Improving Process Heating in Refineries with Welded Plate Heat Exchangers


Refineries are constantly pushing to improve their processes in order to improve profitability. Because refining is such an energy-intensive process and many refineries are using outdated technology, there is room for improvement.
One way refiners have been able to improve profitability is by using welded plate heat exchangers in place of shell-and-tube heat exchangers. Traditionally, shell-and-tube exchangers have been the primary heat exchangers used in nearly every refinery process for transferring heat. While effective some applications, when compared to alternative designs, they are large, relatively inefficient and do not inherently produce high wall shear — the force a fluid puts on the exchanger surface to deter particle buildup — to combat fouling.
In the past 25 years, welded plate exchangers have found wider use within refinery applications. When the scope of features a welded plate heat exchanger can provide is realized by an end user, he or she may ask, “Why have these not been implemented everywhere?” One simple answer is conservatism. By nature, refiners are understandably conservative when it comes to introducing new technology into a process. In my experience, however, the frequency with which welded plate exchangers are being used in refinery applications has increased considerably in the past few years.
What Is a Welded Plate Heat Exchanger?
The principle of the plate heat exchanger is not new. Nearly 100 years ago, the original plate exchanger was designed with gaskets between each plate. That design is still used in many services today.
Plate heat exchanger technology has evolved from the gasketed plate heat exchanger to many different types of semi-welded and fully welded options. A primary type of plate heat exchanger used in refinery applications is the welded block exchanger (figure 1).

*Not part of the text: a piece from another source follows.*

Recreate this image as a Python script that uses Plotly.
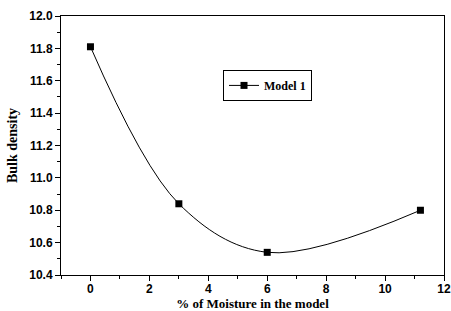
import plotly.graph_objects as go

moisture = [0, 3, 6, 11.2]
bulk_density = [11.81, 10.84, 10.54, 10.80]
series_name = "Model 1"

fig = go.Figure()
fig.add_trace(go.Scatter(
    x=moisture, y=bulk_density, name=series_name,
    mode="lines+markers",
    line=dict(shape="spline", smoothing=1.0, color="black", width=1),
    marker=dict(symbol="square", size=7, color="black"),
))

axis_common = dict(
    showline=True, linecolor="black", linewidth=1, mirror=True,
    ticks="outside", ticklen=5, tickwidth=1, tickcolor="black",
    showgrid=False, zeroline=False, automargin=False,
    tickfont=dict(family="Liberation Sans, Arial", size=12, color="black", weight="bold"),
)

fig.update_xaxes(
    range=[-1, 12], tickmode="array", tickvals=[0, 2, 4, 6, 8, 10, 12],
    ticklabelstandoff=-2,
    minor=dict(ticks="outside", ticklen=3, tickcolor="black", dtick=1, showgrid=False),
    title=dict(text="<b>% of Moisture in the model</b>", standoff=4,
               font=dict(family="Liberation Serif, Times New Roman", size=13, color="black")),
    **axis_common,
)
fig.update_yaxes(
    range=[10.4, 12.0], tickmode="array",
    tickvals=[10.4, 10.6, 10.8, 11.0, 11.2, 11.4, 11.6, 11.8, 12.0],
    ticktext=["10.4", "10.6", "10.8", "11.0", "11.2", "11.4", "11.6", "11.8", "12.0"],
    minor=dict(ticks="outside", ticklen=3, tickcolor="black", dtick=0.1, showgrid=False),
    title=dict(text="<b>Bulk density</b>", standoff=8,
               font=dict(family="Liberation Serif, Times New Roman", size=14, color="black")),
    **axis_common,
)

fig.update_layout(
    width=451, height=311,
    margin=dict(l=61, r=7, t=16, b=36),
    plot_bgcolor="white", paper_bgcolor="white",
    showlegend=True,
    legend=dict(
        x=0.423, y=0.732, xanchor="left", yanchor="middle",
        bordercolor="black", borderwidth=1, bgcolor="white",
        font=dict(family="Liberation Serif, Times New Roman", size=12, color="black", weight="bold"),
        itemwidth=30, tracegroupgap=0,
    ),
)

fig.write_html("out.html", config={"displayModeBar": False})
with open("out.html", encoding="utf-8") as f:
    html = f.read()
html = html.replace("<head>", "<head><style>html,body{margin:0;padding:0;overflow:hidden}</style>", 1)
with open("out.html", "w", encoding="utf-8") as f:
    f.write(html)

The value achieved with this type of exchanger is that the corrugated plates give three to five times higher U-values than traditional shell-and-tube exchangers. They also have five to 10 times higher wall shear stress, assuming similar pressure drop is used. These advantages allow the welded block heat exchanger to provide a compact solution that resists fouling buildup on the plates due to the greatly increased wall shear. The fluid will enter the exchanger and, depending upon the design, will have a certain number of passes inside the unit prior to leaving. This allows for tight temperature approaches in a small package. Figure 2 shows a size comparison of a welded plate heat exchanger and a shell and tube with the same duty.

The most energy-intensive process heating application in a refinery is the crude preheat train. This is where raw crude is heated to separate components in the atmospheric distillation unit. At times accounting for 30 percent of the energy used in the entire refinery, the crude preheat train is a costly but mandatory process heating application. With that said, how can a refinery increase the efficiency of this process while reducing cost? One solution is to use welded plate heat exchangers, which can reduce energy consumption by up to 30 percent and use less than a quarter of the space.
Considerations for Welded Heat Exchangers in Refineries
To employ welded plate heat exchangers in the crude preheat train, the first step is to add a filter in the crude line at the welded heat exchanger inlet. The filter is especially important if the fluid is coming from a shell-and-tube exchanger or equipment that might send large or small particles in large volume into the exchanger. A typical filter is a 0.125” mesh screen placed at the crude line inlet. Second, the baffles on the crude side must be reinforced so they do not bend under the potentially large pressure differentials that can occur during the fouled state. In applications retrofitted with a welded plate block exchanger equipped with a filter and reinforced baffles, I have seen increased uptimes and increased performance compared to the shell-and-tube exchangers that were replaced.
Hydrotreating is another process that is suited to the use of welded plate heat exchangers. The government recently passed a standard — Tier 3 Desulfurization — that limits the amount of sulfur allowed in gasoline. Instead of the 20 ppm of sulfur allowed in gasoline before the revised regulation, refineries must ensure that gasoline contains only 10 ppm of sulfur.
The process of using heat from the effluent to preheat the combined feed for the naphtha hydrotreater (prior to it going into the reactor) can be improved in several ways. Increasing the flow rate will increase the amount of heat needed for the process steps that follow the combined feed effluent exchangers. This heat-recovery position has typically been performed using four to eight shell-and-tube exchangers connected in series. The same function can be achieved with one or two welded plate heat exchangers.
In conclusion, the idea of replacing shell-and-tube exchangers with welded plate heat exchangers to increase efficiency and wall shear stress capacity while reducing space requirements is applicable to almost all processes within a refinery. Refineries that need to optimize their process heating should take a look at welded heat exchangers. Welded plate heat exchangers provide several process and cost benefits that apply to atmospheric distillation units, hydrotreating, hydrocracking, fluid catalytic cracking, alkylation, isomerization, reforming, vacuum distillation units, sulfur-recovery units, wastewater treatment plants and gas plants.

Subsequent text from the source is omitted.